When did you become so smart, oh wise one?! Sarcasm Explanation in Multi-modal Multi-party Dialogues
This work addresses the problem of AI agents understanding sarcasm in conversations, which is incremental as it builds on sarcasm detection by adding explanation generation.
The paper tackles the challenge of explaining sarcasm in multimodal, multi-party dialogues by introducing the Sarcasm Explanation in Dialogue (SED) task and curating the WITS dataset. It proposes the MAF module, which outperforms traditional baselines on most metrics for generating natural language explanations.

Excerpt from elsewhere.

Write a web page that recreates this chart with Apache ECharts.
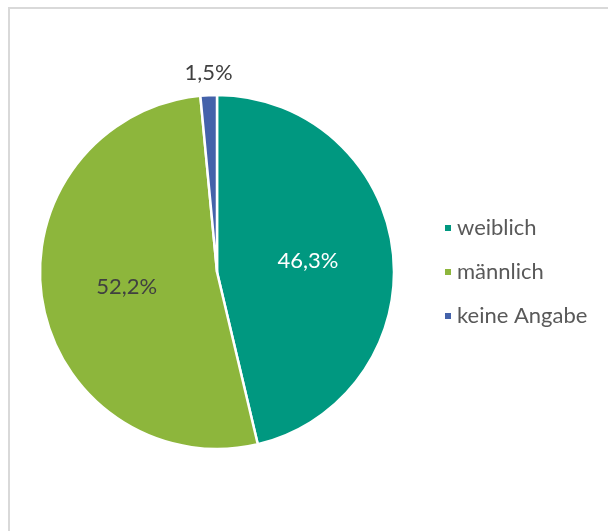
<!DOCTYPE html>
<html>
<head>
<meta charset="utf-8">
<script src="https://cdn.jsdelivr.net/npm/echarts@6/dist/echarts.min.js"></script>
<style>
  html, body { margin: 0; padding: 0; background: #fff; overflow: hidden; }
  .frame {
    position: absolute; left: 8px; top: 7px;
    width: 620px; height: 540px;
    border: 2px solid #d9d9d9;
  }
  #chart { position: absolute; left: 0; top: 0; width: 608px; height: 531px; }
</style>
</head>
<body>
<div class="frame"></div>
<div id="chart"></div>
<script>
// Daten
var categories = ['weiblich', 'männlich', 'keine Angabe'];
var values = [46.3, 52.2, 1.5];
var colors = ['#009880', '#8db63c', '#4462aa'];

var chart = echarts.init(document.getElementById('chart'));

var seriesData = categories.map(function (name, i) {
  var item = { name: name, value: values[i], itemStyle: { color: colors[i] } };
  if (i === 2) {
    // kleiner Anteil: Beschriftung außerhalb
    item.label = { position: 'outside', color: '#404040' };
    item.labelLine = { show: false, length: 6, length2: 0 };
  } else if (i === 0) {
    item.label = { position: 'inner', color: '#ffffff' };
  } else {
    item.label = { position: 'inner', color: '#404040' };
  }
  return item;
});

var option = {
  animation: false,
  legend: {
    orient: 'vertical',
    left: 438,
    top: 212,
    icon: 'rect',
    itemWidth: 8,
    itemHeight: 8,
    itemGap: 22,
    textStyle: { fontFamily: 'Lato', fontSize: 22, color: '#595959' },
    data: categories
  },
  series: [{
    type: 'pie',
    center: [217, 272],
    radius: 177,
    startAngle: 90,
    clockwise: true,
    avoidLabelOverlap: false,
    itemStyle: { borderColor: '#fff', borderWidth: 2.5 },
    label: {
      fontFamily: 'Lato',
      fontSize: 22,
      formatter: function (p) { return p.value.toFixed(1).replace('.', ',') + '%'; }
    },
    // Außenbeschriftung mittig über dem Segment
    labelLayout: function (p) {
      if (p.dataIndex !== 2) return {};
      var pt = p.labelLinePoints[0];
      return { x: pt[0], y: pt[1] - 22, align: 'center', verticalAlign: 'middle' };
    },
    emphasis: { disabled: true },
    data: seriesData
  }]
};

chart.setOption(option);
</script>
</body>
</html>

Indirect speech such as sarcasm achieves a constellation of discourse goals in human communication. While the indirectness of figurative language warrants speakers to achieve certain pragmatic goals, it is challenging for AI agents to comprehend such idiosyncrasies of human communication. Though sarcasm identification has been a well-explored topic in dialogue analysis, for conversational systems to truly grasp a conversation's innate meaning and generate appropriate responses, simply detecting sarcasm is not enough; it is vital to explain its underlying sarcastic connotation to capture its true essence. In this work, we study the discourse structure of sarcastic conversations and propose a novel task - Sarcasm Explanation in Dialogue (SED). Set in a multimodal and code-mixed setting, the task aims to generate natural language explanations of satirical conversations. To this end, we curate WITS, a new dataset to support our task. We propose MAF (Modality Aware Fusion), a multimodal context-aware attention and global information fusion module to capture multimodality and use it to benchmark WITS. The proposed attention module surpasses the traditional multimodal fusion baselines and reports the best performance on almost all metrics. Lastly, we carry out detailed analyses both quantitatively and qualitatively.